**Directions**
Extract the full listing verbatim and drop any pictures from your copy.

**Recorded information**
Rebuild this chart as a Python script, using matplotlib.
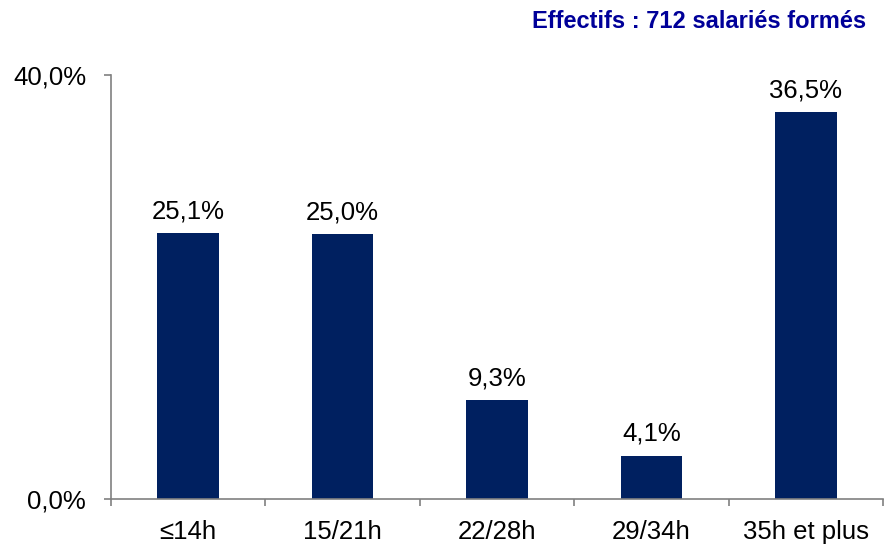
import matplotlib
matplotlib.use("Agg")
import matplotlib.pyplot as plt
import numpy as np

categories = ["≤14h", "15/21h", "22/28h", "29/34h", "35h et plus"]
values = [25.1, 25.0, 9.3, 4.1, 36.5]
value_labels = ["25,1%", "25,0%", "9,3%", "4,1%", "36,5%"]
ytick_values = [0.0, 40.0]
ytick_labels = ["0,0%", "40,0%"]
title = "Effectifs : 712 salariés formés"

plt.rcParams["font.family"] = ["Liberation Sans", "DejaVu Sans"]

fig = plt.figure(figsize=(8.91, 5.55), dpi=100)
ax = fig.add_axes([0.1246, 0.1009, 0.8664, 0.764])

x = np.arange(len(categories))
bars = ax.bar(x, values, width=0.4, color="#002060", zorder=2)

for xi, v, lab in zip(x, values, value_labels):
    ax.annotate(lab, (xi, v), xytext=(0, 7), textcoords="offset points",
                ha="center", va="bottom", fontsize=18.5, color="black")

ax.set_xlim(-0.5, len(categories) - 0.5)
ax.set_ylim(0, 40)
ax.set_yticks(ytick_values)
ax.set_yticklabels(ytick_labels, fontsize=18.5)
ax.set_xticks(x)
ax.set_xticklabels(categories, fontsize=18.5)
ax.set_xticks(np.arange(len(categories) + 1) - 0.5, minor=True)

ax.tick_params(axis="x", which="major", length=0, pad=15)
ax.tick_params(axis="x", which="minor", length=5, width=1.2, color="#808080", direction="out")
ax.tick_params(axis="y", length=5, width=1.2, color="#808080", direction="out", pad=13)

for side in ["top", "right"]:
    ax.spines[side].set_visible(False)
for side in ["left", "bottom"]:
    ax.spines[side].set_color("#808080")
    ax.spines[side].set_linewidth(1.2)

fig.text(0.972, 0.962, title, ha="right", va="center", fontsize=17,
         fontweight="bold", color="#000099")

fig.savefig("out.png", dpi=100)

**Solution to the problem**
Rebuild this chart as a Python script, using matplotlib.
import matplotlib
matplotlib.use("Agg")
import matplotlib.pyplot as plt
import numpy as np

categories = ["≤14h", "15/21h", "22/28h", "29/34h", "35h et plus"]
values = [25.1, 25.0, 9.3, 4.1, 36.5]
value_labels = ["25,1%", "25,0%", "9,3%", "4,1%", "36,5%"]
ytick_values = [0.0, 40.0]
ytick_labels = ["0,0%", "40,0%"]
title = "Effectifs : 712 salariés formés"

plt.rcParams["font.family"] = ["Liberation Sans", "DejaVu Sans"]

fig = plt.figure(figsize=(8.91, 5.55), dpi=100)
ax = fig.add_axes([0.1246, 0.1009, 0.8664, 0.764])

x = np.arange(len(categories))
bars = ax.bar(x, values, width=0.4, color="#002060", zorder=2)

for xi, v, lab in zip(x, values, value_labels):
    ax.annotate(lab, (xi, v), xytext=(0, 7), textcoords="offset points",
                ha="center", va="bottom", fontsize=18.5, color="black")

ax.set_xlim(-0.5, len(categories) - 0.5)
ax.set_ylim(0, 40)
ax.set_yticks(ytick_values)
ax.set_yticklabels(ytick_labels, fontsize=18.5)
ax.set_xticks(x)
ax.set_xticklabels(categories, fontsize=18.5)
ax.set_xticks(np.arange(len(categories) + 1) - 0.5, minor=True)

ax.tick_params(axis="x", which="major", length=0, pad=15)
ax.tick_params(axis="x", which="minor", length=5, width=1.2, color="#808080", direction="out")
ax.tick_params(axis="y", length=5, width=1.2, color="#808080", direction="out", pad=13)

for side in ["top", "right"]:
    ax.spines[side].set_visible(False)
for side in ["left", "bottom"]:
    ax.spines[side].set_color("#808080")
    ax.spines[side].set_linewidth(1.2)

fig.text(0.972, 0.962, title, ha="right", va="center", fontsize=17,
         fontweight="bold", color="#000099")

fig.savefig("out.png", dpi=100)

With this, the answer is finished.